Since the video went public, Ploshnick was suspended for nine days and docked a pay raise. Ploshnick said her comments have been taken out of context.
"I think it's so unfair that I should be in the middle of this,'' Ploshnick told New Jersey's Star-Ledger. "I'm not the monster I've been made out to be.''
NJEA spokesperson Steve Wollmer said the person who recorded Ploshnick plied her with alcohol and an invitation to dinner while secretly recording their conversation. "He was offering her both romance and a glass of wine to get her to open up," Wollmer told the NJ Star-Ledger. "The guy's flat-out sleazy." Media Matters has kept track of the ways O'Keefe has used slimy tactics to target women and then try to embarrass them in the past.
But it seems like O'Keefe may have picked on the wrong target, again. Alissa Ploshnick, a special education teacher, was honored by President Bill Clinton in 1997 for throwing herself in front of a moving van to save her students.
Meanwhile, New Jersey's pro-reform and anti-union Gov. Chris Christie has used the video as a rallying point to further attack the teachers union.
"If you need an example of what I've been talking about for the last nine months -- about how the teacher's union leadership is out of touch with the people and out of control -- go watch this video," New Jersey Gov. Chris Christie said, the New Jersey Star-Ledger reported.
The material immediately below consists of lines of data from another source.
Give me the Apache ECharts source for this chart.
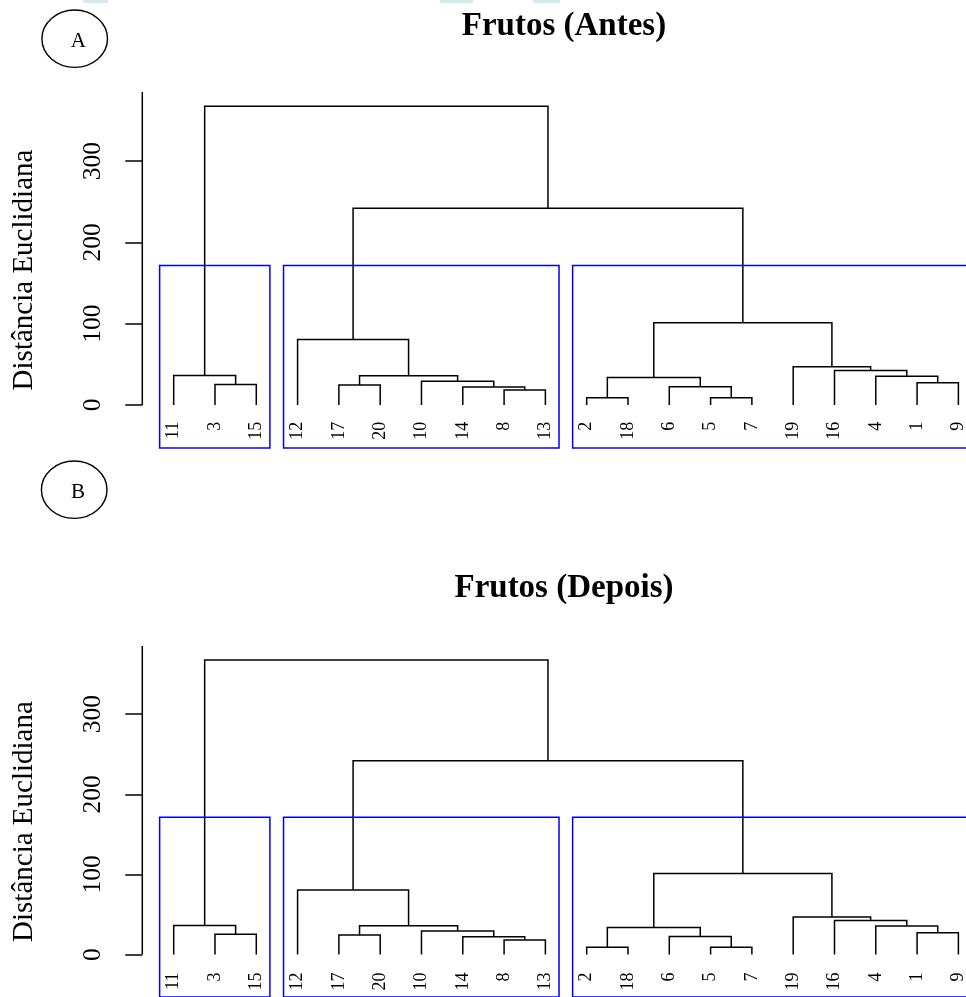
<!DOCTYPE html>
<html>
<head>
<meta charset="utf-8">
<script src="https://cdn.jsdelivr.net/npm/echarts@6/dist/echarts.min.js"></script>
<style>
  html, body { margin: 0; padding: 0; background: #ffffff; }
  #chart { width: 966px; height: 997px; }
</style>
</head>
<body>
<div id="chart"></div>
<script>
// Leaf labels in dendrogram order (left to right)
const leafLabels = [11, 3, 15, 12, 17, 20, 10, 14, 8, 13, 2, 18, 6, 5, 7, 19, 16, 4, 1, 9];
// Agglomeration steps, hclust style: negative = observation id, positive = earlier step (1-based)
const mergeA = [-2, -5, -8, -14, -6, -17, -3, -1, -10, 1, -4, 6, -11, -16, -19, -12, 10, 16, 13];
const mergeB = [-18, -7, -13, 3, 2, -20, -15, -9, 4, 5, 8, 9, 7, 11, 14, 12, 15, 17, 18];
const mergeHeight = [9.0, 9.0, 18.3, 22.1, 22.4, 24.5, 25.2, 27.3, 29.3, 33.7, 35.5, 36.0, 36.4, 42.5, 46.9, 80.6, 101.0, 242.0, 367.5];
// Number of groups outlined
const nGroups = 3;
// Y axis ticks
const yTicks = [0, 100, 200, 300];
const yTitle = 'Distância Euclidiana';
const panelTitles = ['Frutos (Antes)', 'Frutos (Depois)'];
const panelTags = ['A', 'B'];

const FONT = '"Liberation Serif", "Times New Roman", serif';
const LEFT = 142.3, CHART_W = 966, UNIT = 41.3;
const Y_MIN = -53, Y_MAX = 385;
const X_MIN = 0.24, X_MAX = X_MIN + (CHART_W - LEFT) / UNIT;

// ---- tree geometry (leaf positions 1..n, node x = midpoint of children) ----
const posOf = {};
leafLabels.forEach((id, i) => { posOf[id] = i + 1; });
const nodeX = [], nodeH = [];
const childX = c => (c < 0 ? posOf[-c] : nodeX[c - 1]);
const childH = c => (c < 0 ? 0 : nodeH[c - 1]);
const segments = [];
for (let i = 0; i < mergeHeight.length; i++) {
  const a = mergeA[i], b = mergeB[i];
  const xa = childX(a), xb = childX(b);
  nodeX.push((xa + xb) / 2);
  nodeH.push(mergeHeight[i]);
  segments.push([xa, childH(a), xb, childH(b), mergeHeight[i]]);
}

// ---- groups from cutting the tree into nGroups clusters ----
const sortedH = mergeHeight.slice().sort((p, q) => q - p);
const cutH = (sortedH[nGroups - 2] + sortedH[nGroups - 1]) / 2;
function leafRange(c) {
  if (c < 0) return [posOf[-c], posOf[-c]];
  const r1 = leafRange(mergeA[c - 1]), r2 = leafRange(mergeB[c - 1]);
  return [Math.min(r1[0], r2[0]), Math.max(r1[1], r2[1])];
}
const groups = [];
(function collect(c) {
  if (c > 0 && mergeHeight[c - 1] > cutH) { collect(mergeA[c - 1]); collect(mergeB[c - 1]); }
  else groups.push(leafRange(c));
})(mergeHeight.length);
const groupBoxes = groups.map(r => [r[0] - 0.34, r[1] + 0.33, cutH]);

const leafData = leafLabels.map((id, i) => [i + 1, id]);

// ---- panel layout ----
const panels = [
  { gridTop: 91.9, gridHeight: 356.2, labelGap: 16.7, titleTop: 5, tag: { cx: 74.7, cy: 38.7, tx: 78.3, ty: 41 } },
  { gridTop: 646.1, gridHeight: 351.4, labelGap: 18.0, titleTop: 567, tag: { cx: 74.2, cy: 489.7, tx: 78, ty: 492 } }
];

const grid = [], xAxis = [], yAxis = [], series = [], title = [], graphics = [];

panels.forEach((p, k) => {
  grid.push({ left: LEFT, right: 0, top: p.gridTop, height: p.gridHeight, containLabel: false });
  xAxis.push({ gridIndex: k, type: 'value', min: X_MIN, max: X_MAX, show: false });
  yAxis.push({
    gridIndex: k, type: 'value', min: Y_MIN, max: Y_MAX,
    axisLine: { show: false },
    splitLine: { show: false },
    axisTick: { show: true, customValues: yTicks, length: 17, lineStyle: { color: '#000', width: 1.5 } },
    axisLabel: { customValues: yTicks, rotate: 90, margin: 36, color: '#000', fontSize: 25.5, fontFamily: FONT },
    name: yTitle, nameLocation: 'middle', nameRotate: 90, nameGap: 103,
    nameTextStyle: { color: '#000', fontSize: 29, fontFamily: FONT }
  });
  title.push({
    text: panelTitles[k], left: 559, top: p.titleTop, textAlign: 'center',
    textStyle: { color: '#000', fontFamily: FONT, fontWeight: 'bold', fontSize: 33 }
  });

  // axis line from 0 up to the top of the axis
  series.push({
    type: 'custom', xAxisIndex: k, yAxisIndex: k, silent: true, clip: false,
    data: [[X_MIN, 0, Y_MAX]],
    renderItem: (params, api) => {
      const a = api.coord([api.value(0), api.value(1)]);
      const b = api.coord([api.value(0), api.value(2)]);
      return { type: 'line', shape: { x1: a[0], y1: a[1], x2: b[0], y2: b[1] }, style: { stroke: '#000', lineWidth: 1.5 } };
    }
  });

  // dendrogram branches
  series.push({
    type: 'custom', xAxisIndex: k, yAxisIndex: k, silent: true, clip: false,
    data: segments,
    renderItem: (params, api) => {
      const xa = api.value(0), ha = api.value(1), xb = api.value(2), hb = api.value(3), h = api.value(4);
      const pts = [api.coord([xa, ha]), api.coord([xa, h]), api.coord([xb, h]), api.coord([xb, hb])];
      return { type: 'polyline', shape: { points: pts }, style: { stroke: '#000', fill: 'none', lineWidth: 1.5 } };
    }
  });

  // group boxes
  series.push({
    type: 'custom', xAxisIndex: k, yAxisIndex: k, silent: true, clip: false,
    data: groupBoxes,
    renderItem: (params, api) => {
      const tl = api.coord([api.value(0), api.value(2)]);
      const br = api.coord([api.value(1), Y_MIN]);
      return {
        type: 'rect',
        shape: { x: tl[0], y: tl[1], width: br[0] - tl[0], height: br[1] - tl[1] },
        style: { stroke: '#0000ff', fill: 'none', lineWidth: 1.5 }
      };
    }
  });

  // leaf labels
  series.push({
    type: 'custom', xAxisIndex: k, yAxisIndex: k, silent: true, clip: false,
    data: leafData,
    renderItem: (params, api) => {
      const pt = api.coord([api.value(0), 0]);
      return {
        type: 'text', x: pt[0], y: pt[1] + p.labelGap, rotation: Math.PI / 2,
        style: { text: String(api.value(1)), fill: '#000', fontSize: 18, fontFamily: FONT, align: 'right', verticalAlign: 'middle' }
      };
    }
  });

  graphics.push({
    type: 'ellipse', shape: { cx: p.tag.cx, cy: p.tag.cy, rx: 32.8, ry: 28.7 },
    style: { stroke: '#000', fill: 'none', lineWidth: 1.4 }
  });
  graphics.push({
    type: 'text', x: p.tag.tx, y: p.tag.ty,
    style: { text: panelTags[k], fill: '#000', fontSize: 21, fontFamily: FONT, align: 'center', verticalAlign: 'middle' }
  });
});

// faint page-header strokes along the top edge
[[83, 108], [440, 473], [533, 560]].forEach(([x0, x1]) => {
  graphics.push({ type: 'rect', shape: { x: x0, y: 0, width: x1 - x0, height: 3 }, style: { fill: '#d3eaee' } });
});

const chart = echarts.init(document.getElementById('chart'), null, { renderer: 'canvas' });
chart.setOption({
  animation: false,
  backgroundColor: '#ffffff',
  title: title,
  grid: grid,
  xAxis: xAxis,
  yAxis: yAxis,
  series: series,
  graphic: { elements: graphics }
});
</script>
</body>
</html>
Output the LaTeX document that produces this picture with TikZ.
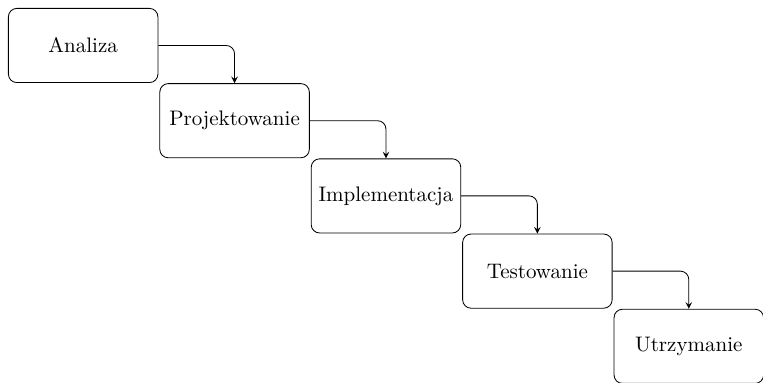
\documentclass[tikz,border=0pt]{standalone}
\usepackage{tikz}
\usetikzlibrary{arrows,positioning}

\begin{document}
\begin{tikzpicture}[
    stagebox/.style={draw, rectangle, rounded corners, minimum width=2.5cm, minimum height=1.24cm, align=center},
    arrow/.style={-stealth, rounded corners},
    node distance=0.1pt and 0.5pt
]

\useasboundingbox (-3.8pt,3.8pt) rectangle (359.2pt,-178.1pt);

% --- Stages ---
\node[stagebox, anchor=north west] (analiza) at (0,0) {Analiza};
\node[stagebox, below right=of analiza.south east] (projekt) {Projektowanie};
\node[stagebox, below right=of projekt.south east] (impl) {Implementacja};
\node[stagebox, below right=of impl.south east] (test) {Testowanie};
\node[stagebox, below right=of test.south east] (utrzym) {Utrzymanie};

% --- Arrows ---
\draw[arrow] (analiza.east) -| (projekt.north);
\draw[arrow] (projekt.east) -| (impl.north);
\draw[arrow] (impl.east) -| (test.north);
\draw[arrow] (test.east) -| (utrzym.north);

\end{tikzpicture}
\end{document}
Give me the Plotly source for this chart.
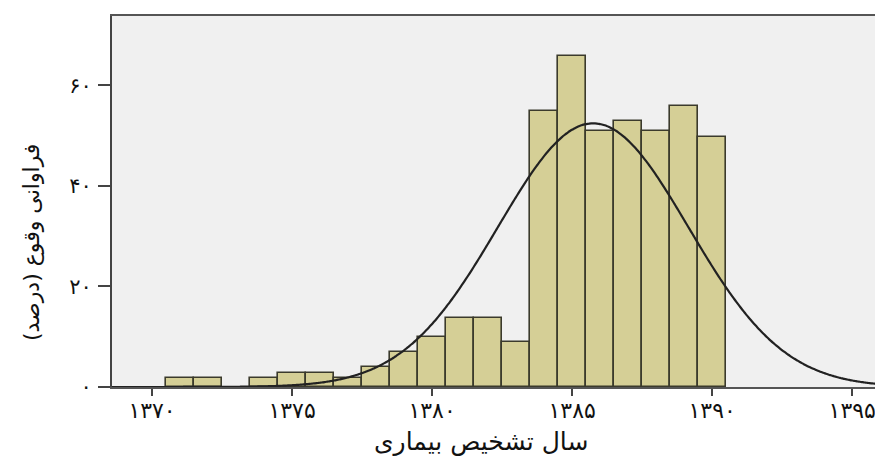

Theirs is a famously antagonistic relationship. Christie recently told a classroom of New Jersey students that the reason they didn't have the school supplies they needed was because of greedy teachers unions.
Teachers unions are by no mean faultless; they're institutions of power with deep pockets that they often use to further teacher benefits that are not always in the best interests of students. But just because it's difficult to fire teachers does not mean that teachers alone are the only culprits in failing schools, nor does it mean that teachers hold all the cards in the education system.
Attacking teachers unions only gets school reformers so far, as the Obama administration is slowly learning. Even Secretary of Education Arne Duncan has changed his tone of his public remarks this year. He's softened his criticisms of teachers unions and tried to tell folks that every entity--parents, administrators, policymakers and politicians--will have to compromise to better U.S. schools.
Videos like these serve no one. They're uninformative and reductive; the role of teachers unions in the education reform movement is complicated, and for the uninformed, the video is a dangerous over-simplification of the debate. O'Keefe's shady videos are an insult to anyone genuinely interested in bettering schools.